**Required work:** Locate each line of the material that contains "React", then return it.

**Raw data:**
--- START ---

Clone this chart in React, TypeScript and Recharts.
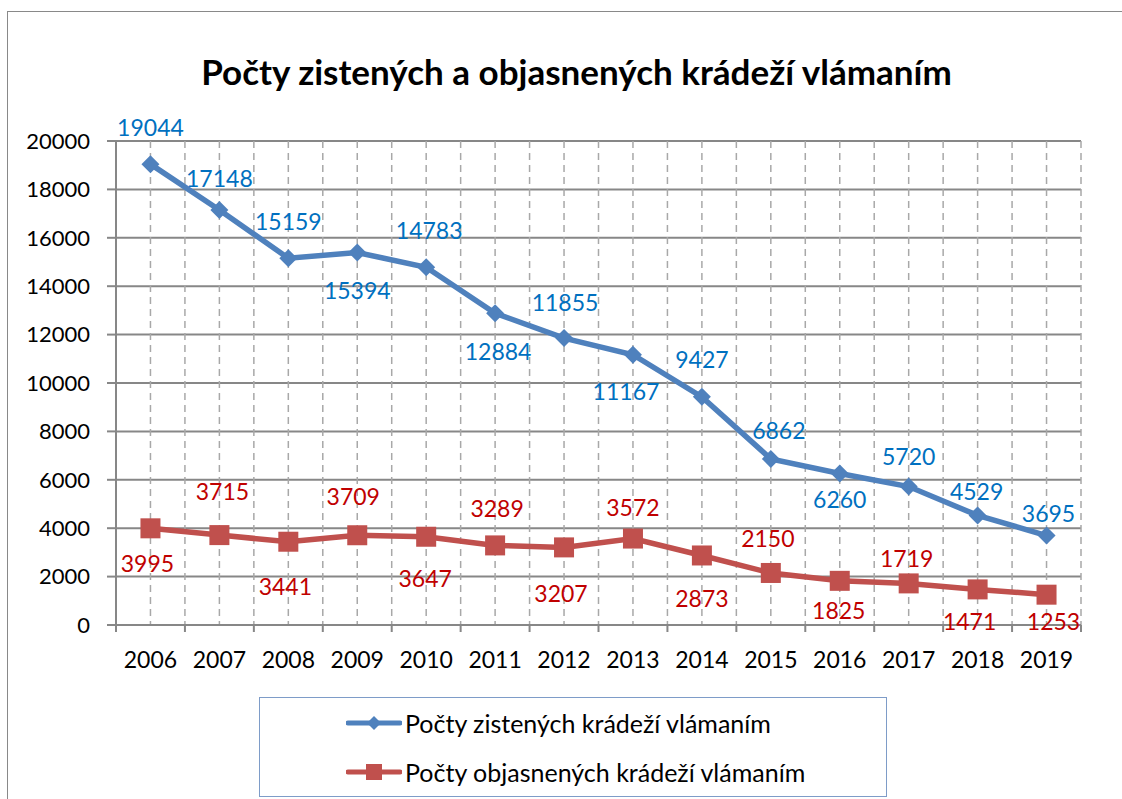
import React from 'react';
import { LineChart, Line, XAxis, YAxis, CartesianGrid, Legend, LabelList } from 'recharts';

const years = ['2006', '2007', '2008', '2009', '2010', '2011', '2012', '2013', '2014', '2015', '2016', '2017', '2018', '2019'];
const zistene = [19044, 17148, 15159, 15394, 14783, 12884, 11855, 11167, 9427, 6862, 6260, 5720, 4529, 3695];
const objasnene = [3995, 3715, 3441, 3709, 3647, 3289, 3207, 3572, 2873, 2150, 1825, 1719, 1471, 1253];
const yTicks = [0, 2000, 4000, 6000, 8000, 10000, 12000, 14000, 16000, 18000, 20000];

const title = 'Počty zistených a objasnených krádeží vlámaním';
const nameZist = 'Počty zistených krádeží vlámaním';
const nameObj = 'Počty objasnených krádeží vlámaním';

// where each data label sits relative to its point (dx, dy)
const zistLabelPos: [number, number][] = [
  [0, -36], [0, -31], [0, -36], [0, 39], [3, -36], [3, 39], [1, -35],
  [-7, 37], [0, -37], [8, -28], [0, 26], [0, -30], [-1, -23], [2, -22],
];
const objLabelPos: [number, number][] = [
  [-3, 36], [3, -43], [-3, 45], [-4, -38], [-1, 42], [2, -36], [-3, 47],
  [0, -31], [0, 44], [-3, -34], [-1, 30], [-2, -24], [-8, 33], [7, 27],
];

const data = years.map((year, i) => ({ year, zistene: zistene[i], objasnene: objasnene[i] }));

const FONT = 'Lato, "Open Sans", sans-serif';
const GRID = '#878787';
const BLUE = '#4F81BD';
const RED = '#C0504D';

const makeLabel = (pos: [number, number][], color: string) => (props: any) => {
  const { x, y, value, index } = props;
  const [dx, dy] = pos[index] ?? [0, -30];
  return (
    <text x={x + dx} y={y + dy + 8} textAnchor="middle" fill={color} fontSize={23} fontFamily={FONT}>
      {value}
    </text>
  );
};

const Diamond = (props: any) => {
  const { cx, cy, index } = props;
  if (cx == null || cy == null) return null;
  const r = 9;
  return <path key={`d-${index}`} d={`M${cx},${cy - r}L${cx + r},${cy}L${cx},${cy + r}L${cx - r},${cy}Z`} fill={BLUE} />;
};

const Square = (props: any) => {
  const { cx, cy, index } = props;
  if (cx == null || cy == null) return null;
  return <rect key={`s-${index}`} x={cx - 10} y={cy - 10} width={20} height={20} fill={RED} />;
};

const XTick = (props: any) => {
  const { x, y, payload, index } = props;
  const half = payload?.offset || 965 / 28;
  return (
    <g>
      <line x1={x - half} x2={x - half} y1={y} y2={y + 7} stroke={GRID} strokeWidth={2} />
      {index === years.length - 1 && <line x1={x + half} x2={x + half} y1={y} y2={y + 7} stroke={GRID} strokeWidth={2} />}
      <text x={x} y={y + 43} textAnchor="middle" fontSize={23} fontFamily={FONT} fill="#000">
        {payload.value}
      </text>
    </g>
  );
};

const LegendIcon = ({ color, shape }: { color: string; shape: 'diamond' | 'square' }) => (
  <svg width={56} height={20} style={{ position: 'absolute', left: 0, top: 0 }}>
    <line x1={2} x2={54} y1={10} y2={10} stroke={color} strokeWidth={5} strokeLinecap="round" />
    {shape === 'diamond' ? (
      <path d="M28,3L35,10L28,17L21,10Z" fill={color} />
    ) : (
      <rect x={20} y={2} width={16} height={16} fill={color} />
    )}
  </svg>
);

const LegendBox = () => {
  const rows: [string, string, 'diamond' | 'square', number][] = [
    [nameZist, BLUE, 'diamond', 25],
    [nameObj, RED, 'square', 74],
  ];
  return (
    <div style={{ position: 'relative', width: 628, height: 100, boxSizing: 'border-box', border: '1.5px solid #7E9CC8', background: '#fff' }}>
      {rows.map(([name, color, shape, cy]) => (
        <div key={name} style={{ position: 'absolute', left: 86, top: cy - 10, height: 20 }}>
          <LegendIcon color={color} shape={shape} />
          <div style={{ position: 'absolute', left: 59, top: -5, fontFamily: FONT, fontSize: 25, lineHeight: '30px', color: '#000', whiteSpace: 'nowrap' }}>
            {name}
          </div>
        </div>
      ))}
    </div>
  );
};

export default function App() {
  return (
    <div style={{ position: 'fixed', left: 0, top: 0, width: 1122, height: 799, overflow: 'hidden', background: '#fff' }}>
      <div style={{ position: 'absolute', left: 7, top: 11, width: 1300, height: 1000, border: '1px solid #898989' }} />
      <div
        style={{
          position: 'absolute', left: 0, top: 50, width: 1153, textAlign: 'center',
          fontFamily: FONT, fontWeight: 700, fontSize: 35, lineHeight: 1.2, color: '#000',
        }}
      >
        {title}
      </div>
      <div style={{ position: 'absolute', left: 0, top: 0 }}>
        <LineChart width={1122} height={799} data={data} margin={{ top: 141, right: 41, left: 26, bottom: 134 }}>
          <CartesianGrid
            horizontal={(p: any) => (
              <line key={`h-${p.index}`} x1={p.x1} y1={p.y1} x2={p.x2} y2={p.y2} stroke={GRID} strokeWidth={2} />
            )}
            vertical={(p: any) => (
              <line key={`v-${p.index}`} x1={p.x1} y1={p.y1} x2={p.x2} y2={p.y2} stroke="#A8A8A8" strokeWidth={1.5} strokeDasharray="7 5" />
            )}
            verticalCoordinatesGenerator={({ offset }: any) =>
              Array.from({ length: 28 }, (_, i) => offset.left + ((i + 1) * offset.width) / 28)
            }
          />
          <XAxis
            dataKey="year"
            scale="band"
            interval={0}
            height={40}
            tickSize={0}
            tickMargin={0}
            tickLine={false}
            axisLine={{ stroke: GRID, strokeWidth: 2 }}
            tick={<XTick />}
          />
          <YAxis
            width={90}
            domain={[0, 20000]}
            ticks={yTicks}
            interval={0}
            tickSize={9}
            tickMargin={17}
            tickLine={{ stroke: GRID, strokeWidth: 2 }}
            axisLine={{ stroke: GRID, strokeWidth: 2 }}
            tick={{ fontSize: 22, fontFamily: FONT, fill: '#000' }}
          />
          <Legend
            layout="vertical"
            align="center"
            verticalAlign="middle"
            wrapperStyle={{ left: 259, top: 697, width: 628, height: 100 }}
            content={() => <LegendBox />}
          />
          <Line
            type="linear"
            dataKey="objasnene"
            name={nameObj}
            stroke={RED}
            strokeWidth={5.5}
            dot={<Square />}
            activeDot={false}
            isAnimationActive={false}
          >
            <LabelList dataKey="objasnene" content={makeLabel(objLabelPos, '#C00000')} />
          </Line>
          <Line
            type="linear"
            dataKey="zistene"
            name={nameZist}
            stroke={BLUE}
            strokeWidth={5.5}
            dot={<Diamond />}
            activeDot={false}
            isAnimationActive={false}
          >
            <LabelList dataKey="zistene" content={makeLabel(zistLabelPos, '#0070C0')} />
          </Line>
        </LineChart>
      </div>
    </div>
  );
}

--- END ---

**Response to this exercise:**
Clone this chart in React, TypeScript and Recharts.
import React from 'react';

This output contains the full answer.